Cole: Should enterprises be concerned about multi-vendor networks? Does it add to the complexity of the management system if there is a wide variety of systems to contend with?
Van Zant: Yes-multi-vendor networks are a reality, and will be forever. However, that doesn't mean management complexity should increase substantially. Multi-vendor networks that require multiple management applications and significantly different skill sets are a problem. But it is quite possible to roll the entire network infrastructure under one management umbrella without requiring a dreaded "framework." Network management interfaces are, after all, highly standardized-SNMP, ICMP, flow-based protocols (such as NetFlow) and WMI are just a few of the standard ways network management tools manage a wide variety of vendors' technology. Therefore, network management isn't a trade-off between single-vendor vs. complicated multi-vendor environments. An effective network management product can and should adhere to standards, and be easy to use, configure, and maintain without requiring a team of consultants to install. Also, it can and should scale to the size of any organization no matter how small or how big, without a forklift upgrade or professional services to implement.
Cole: The Orion system uses a central console to communicate with multiple Orion servers throughout the network. How does that help administrators keep tabs on overall network health?
Van Zant: One of the key features of the Orion Enterprise Operations Console (Orion EOC) is to present a top 10 (or top X) list of everything that warrants attention across the global network infrastructure.

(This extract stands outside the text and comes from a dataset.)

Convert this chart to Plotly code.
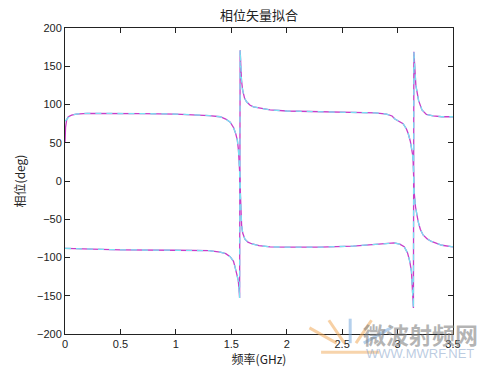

This includes top 10 interfaces by bandwidth utilization, top 10 CPUs by percentage utilization, top 10 server volumes by disk utilization, etc. This type of rolled-up network health status is invaluable to IT administrators. Orion EOC presents a top-down global view of network health, up/down node status, network performance, application performance, etc. and presents this to the user in a single console, while also providing the ability to drill down into specific node, application or interface details.